Das böse Wort kehrt zurück
US-Notenbank
Das böse Wort kehrt zurück
Von Dieter Kuckelkorn
Bis vor einigen Monaten hatten die Marktteilnehmer mit gleich drei Zinssenkungen durch die amerikanische Notenbank Federal Reserve im laufenden Jahr gerechnet. Inzwischen ist vielen Beobachtern klar geworden, dass dies übertrieben war. Zwei Zinsschritte – nach unten wohlgemerkt – werden aber nach wie vor von vielen Marktteilnehmern für wahrscheinlich gehalten. Eine solche Perspektive ist allerdings keineswegs mehr sicher mit Blick auf die unerwartete und unangenehme Wiederbelebung der schon als weitgehend besiegt angesehenen Inflation.

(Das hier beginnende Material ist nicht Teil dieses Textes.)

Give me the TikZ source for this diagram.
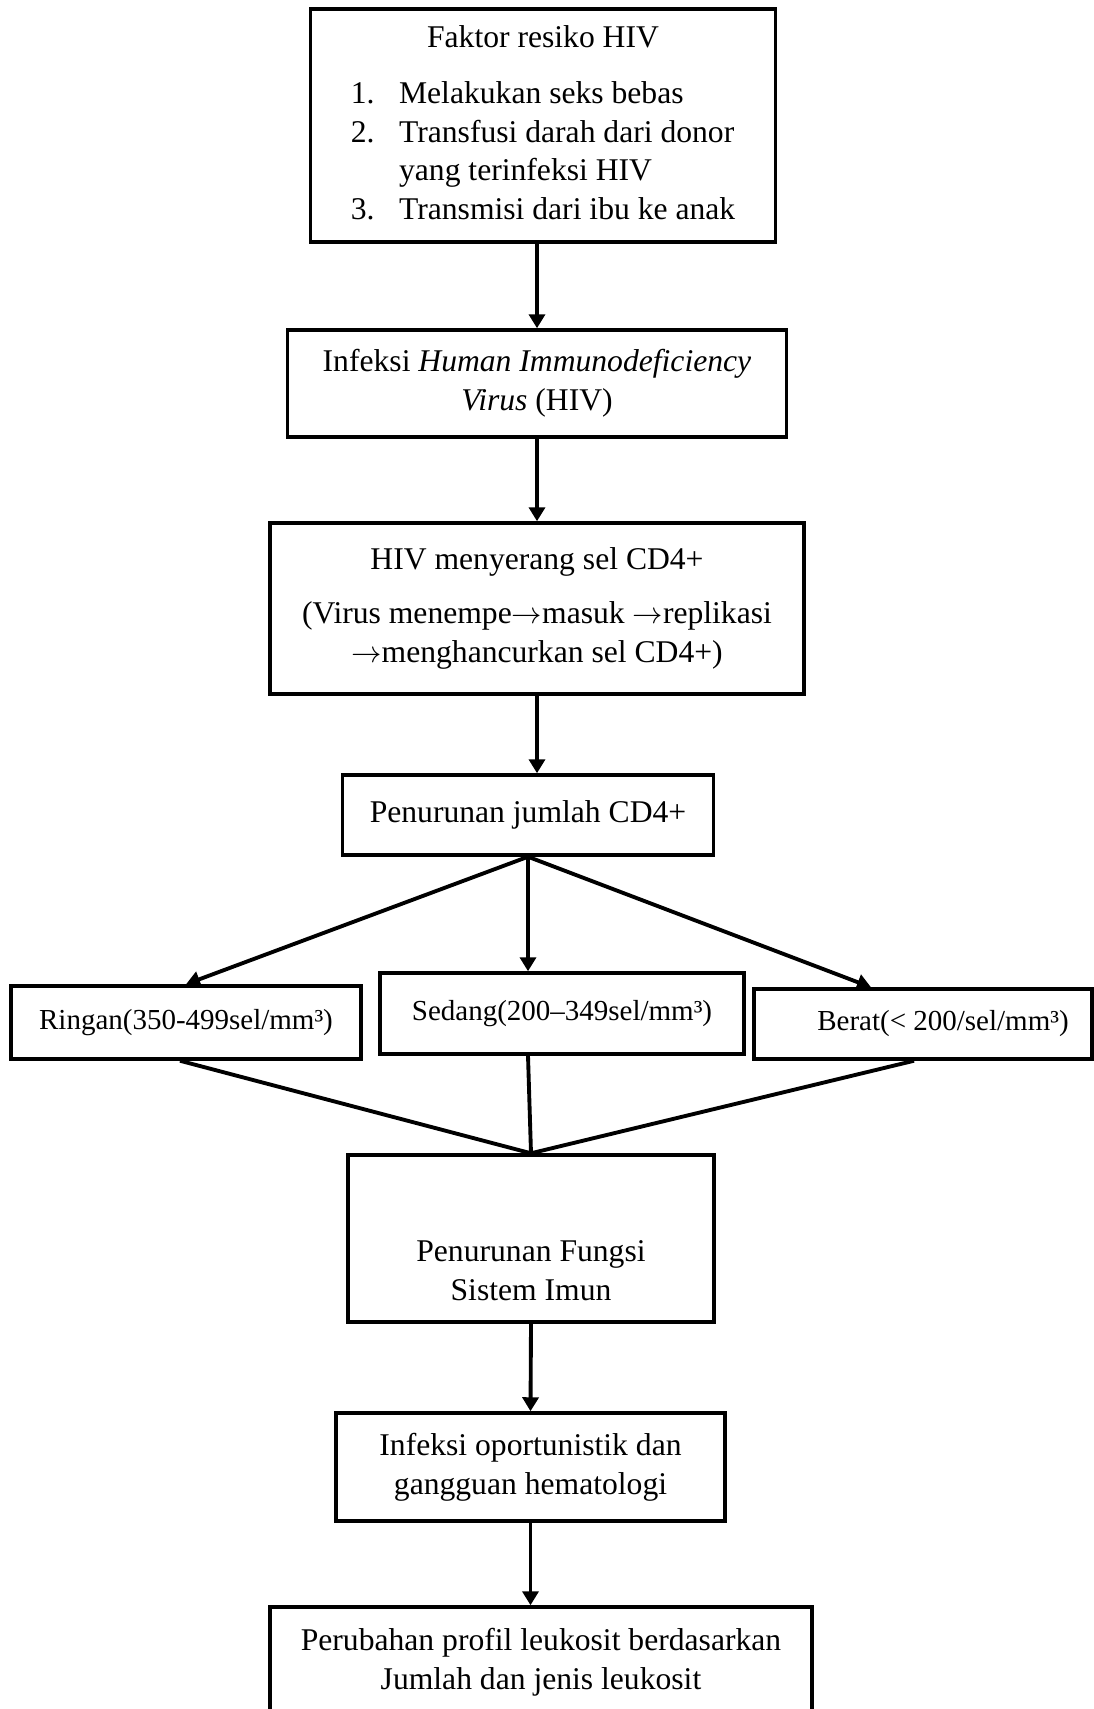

Daher sollte es nicht verwundern, wenn mit Michelle Bowman ein prominentes Mitglied des für die Geldpolitik zuständigen Offenmarktausschusses der Fed jetzt angemerkt hat, die US-Notenbank sei bereit, den Leitzins Fed Funds Rate anzuheben, sollten die Daten anzeigen, dass der Fortschritt bei der Inflationsbekämpfung aufgehört oder sich sogar umgekehrt hat. Sie steht mit ihrer Meinung übrigens nicht allein, denn ihr Chef, Fed-Chairman Jerome Powell, hat auf der Pressekonferenz nach der jüngsten Zinssitzung dasselbe gesagt – wenn auch mit einer etwas zurückhaltenderen Wortwahl. Übrigens wurde auf jener Veranstaltung das böse Wort „Zinserhöhung“ („rate hike“) von Reportern und von Powell nicht weniger als achtmal in den Mund genommen.
Nun bedeutet das noch nicht, dass es zu einer Zinsanhebung kommen wird. Wie Powell und Bowman sagten: Es kommt auf die Daten an. Noch ist die Wahrscheinlichkeit höher, dass sich ein solcher aus Sicht der Märkte dramatischer Schritt vermeiden lässt.
Und was bedeutet das für die Finanzmärkte? Warren Buffett macht es vor: Sein Investmentvehikel Berkshire Hathaway hielt per Ende März 153 Mrd. Dollar in kurzfristigen US-Staatsanleihen, 24 Mrd. Dollar mehr als drei Monate zuvor. Finanziert wurden die Käufe vor allem über eine Reduzierung des Bestands an Aktien von Apple. Anleger sollten beachten, dass eine Zinsanhebung der Fed die Aktienrally beenden könnte und eventuell auslöst, dass aus den US-Technologieaktien die Luft abgelassen wird.